On the down side, many of the songs lack focus and make it difficult to invite multiple listens. The album overall sounds more like a demo than a major label release. Some reworking of the songs and a bit of extra sheen could have helped. The bass and drums mostly don’t really add anything interesting to the arrangements, leaving the piano to do the heavy lifting. A guitarist in the band could have helped, if Beth was open to playing off of another instrument. Listening to “Hard Lesson”, it’s a decent song, but in my head I can hear a great song that never materializes. Not sure who produced it, but it doesn’t sound like they were getting the kind of guidance that gets you to the next level.
All that said, there a couple of tracks I may listen to again. There was potential here. If they came around a few years later, the label may have known more what to do with them.
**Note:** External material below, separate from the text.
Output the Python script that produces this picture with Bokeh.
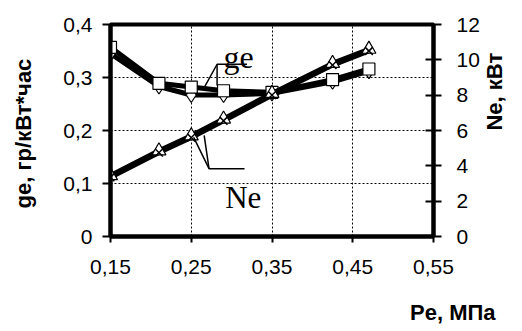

Thank you for bringing them up.
Thanks, rollerboogie. I appreciate your Dave Marsh school of criticism approach. Not everything can be brilliant. But given the choice between listening to the same work of genius over and over again, it’s good to play something that’s flawed, but interesting. I have a lot of albums like that. I tried my best to buy everything CMJ reviewed before the next issue. Are you a Chicago native? To this day, I still play Chicago’s Pinetop Seven. My favorite album is Rigging the Toplights from 1998. It was a CMJ featured album. I kinda miss the blind purchase era. Another example, I could play Exile in Guyville on repeat, or any number of Lucy Kaplansky albums. I learned about Kaplansky through her collaboration with the great Dar Williams and Richard Shindell on a one-off project.
I am a native of Chicago (suburbs). Born here, never left. I did know about lots of bands from the local scene, but not familiar with Pinetop Seven or Lucy Kaplansky. Listening to both. Both feel more Nashville than Chicago, particularly the latter, which may be why I never heard them. Not where I was leaning at the time. And I just noticed that Lucy Kaplansky moved to New York at 18 and never was a part of the Chicago scene.
I do know Exile in Guyville but pretty much everyone in my age bracket does.
Kept listening to Lucy Kaplansky. Her cover of “More Than This” is stunningly gorgeous.
another outstanding article RB! Being your brother, I knew of most of your influences, but before i
even read it, I knew Elton John would be at the top of your list for obvious reasons. One of my favorite Elton songs that features his magical keyboard skills is: “Funeral for a Friend/Love Lies Bleeding” from “Goodbye Yellow Brick Road”. Enough about Elton. I agree with our sister Elise, you are my favorite piano player! I’ve always enjoyed going to see you play! I love when you bust out a solo, And it keeps getting better and better and I don’t want it to end! Simply the best!
Thank you, bro. So sweet.
And yes, your Elton choice is right on. That’s pretty high up there for me too.
Woah…it’s a family reunion at tnocs!
I agree with all of your choices, including your pop choices. I think musicians can get smug about pop musicians. I, for one, am impressed when someone can write and perform songs that get airplay, streams, and downloads.
It’s interesting that, as someone I know who loved the Moody Blues, you didn’t include Patrick Moraz.
My own list would include Herbie Hancock and Keith Emerson.